Denver schools superintendent Susana Cordova and her top negotiators spent a few hours Sunday sitting alone at a bargaining table after union officials rebuffed their request to keep talking less than 24 hours before the planned start of Denver’s first teachers strike in 25 years.
Negotiations halted Saturday evening when union bargainers walked away from negotiations, saying they’ll strike Monday and talk again Tuesday at the earliest.
That dramatic moment seemed to be the end of it, but the district notified the media on Sunday morning that it would be back at 9:30 a.m. and ready to resume. Cordova said the union did not respond to the invitation. Union negotiator Rebecka Hendricks told Chalkbeat the union believed little progress was being made and that everyone needed a cooling-off period.
That the two sides didn’t meet again is not surprising: Denver Classroom Teachers Association leaders have made clear that the time for talking is over for now.
Both sides instead spent much of Sunday preparing for the strike, with the school district trying to match substitute teachers to anticipated needs and taking other steps in a bid to keep schools open, and the union’s strike captains planning to meet to discuss their plans.
The strained negotiations over ProComp, the district’s complex teacher pay system, has exposed deep philosophical divides about how teachers should be paid. But the dispute is about more than that: it comes with a backdrop of heightened teacher activism nationally and pent-up frustration locally among opponents of Denver school reforms dating back more than a decade.
On Sunday morning, the room in a district building that had been crammed with red-clad teachers during intense bargaining sessions took on a dramatically different feel.
Cordova and three district staff members sat alone huddled over laptops in one corner of a square table. The only other people in the room were reporters.
Cordova said the union’s decision not to come back to the table was “incredibly disappointing” given that this will end in a deal and there was still time to potentially avert a strike.
“The most important thing we can do is get to work,” she said. “I am not sure I understand why they think we should wait until Tuesday. They don’t even want to meet tomorrow.”
On Saturday night, the district offered what Cordova framed as a significant proposal: eliminating performance bonuses for executive staff and cutting even deeper into administrative expenses — eliminating 150 central office jobs — and pouring the money into boosting bonuses for teachers working in schools identified as a highest priority to $3,000 from $2,500.
The union, however, advocates for eliminating that bonus altogether and using the money to boost the base pay for all district teachers. Union leaders believe the best way to attract and retain teachers is to offer them a competitive, stable salary, instead of bonuses that could come and go depending on a school’s demographics or other factors outside of their control.
District officials have been seeking to draw a starker contrast between those divisions, and Cordova continued Sunday when talking to the media.
“I want to say it over and over and over again that this is an issue of equity,” she said in an interview with Chalkbeat. “And equity isn’t equal. And I don’t believe it’s in our city’s best interest to take money out of the hands of teachers working in higher poverty places to spread around the city so everyone gets an increase.”

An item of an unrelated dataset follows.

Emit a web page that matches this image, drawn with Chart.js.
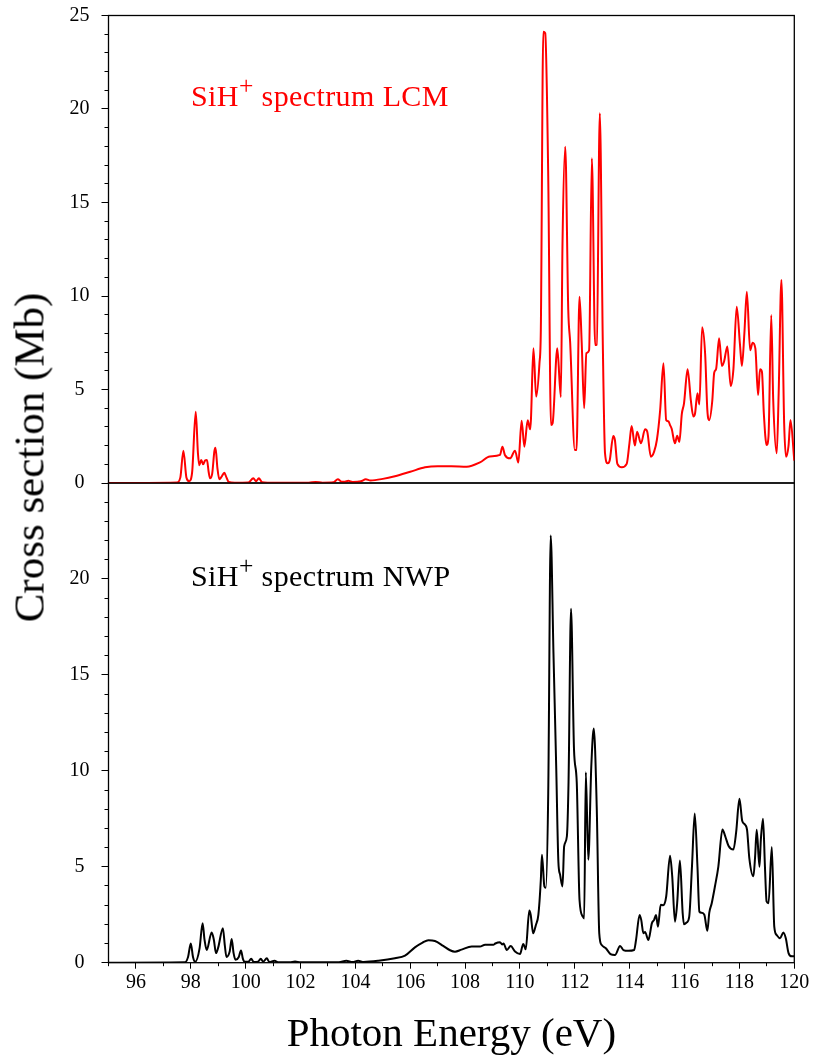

Cordova said the district has taken significant steps forward in negotiations and the union has not.
Hendricks, the DCTA negotiator, said Cordova made the district’s last offer sound good at first, but it “didn’t move us forward at all.” She said the union had good reason to skip what felt like a publicity stunt on Sunday.
“The negotiations have been very emotional for both sides,” said Hendricks, a math teacher at Emily Griffith High School. “I think a cooling-off period would do some good in terms of moving negotiations forward a little bit more productively.”
No one knows exactly what to expect when teachers form picket lines outside schools Monday.
The district says it has been gathering information from principals about how many teachers they expect to walk out, although it’s impossible to know for sure until the strike begins.
As of 8:45 a.m. Sunday, the district had fielded 2,024 requests from schools for substitute teachers, said Debbie Hearty, the district’s human resources chief. Of those, 284 assignments had been made and accepted from the district’s sub pool, which has been bolstered in preparation for the strike, she said. DPS officials are paying subs $200 a day, twice the usual rate.
The district also has 1,400 central office staff ready to substitute-teach if they’re licensed, or fulfill other tasks like monitoring hallways and lunchrooms if they’re not.
Student attendance is key to the staffing puzzle. If many parents keep their children home, not as many substitutes and support staff will be needed.
Cordova noted that during the recent Los Angeles strike, student attendance was higher in high-poverty schools, where parents are far less likely to have flexible schedules and be able to get off work to care for their children. District officials expect a similar dynamic in Denver, where 65 percent of students qualify for government-subsidized lunches, one measure of poverty.
Melanie Asmar contributed to this report.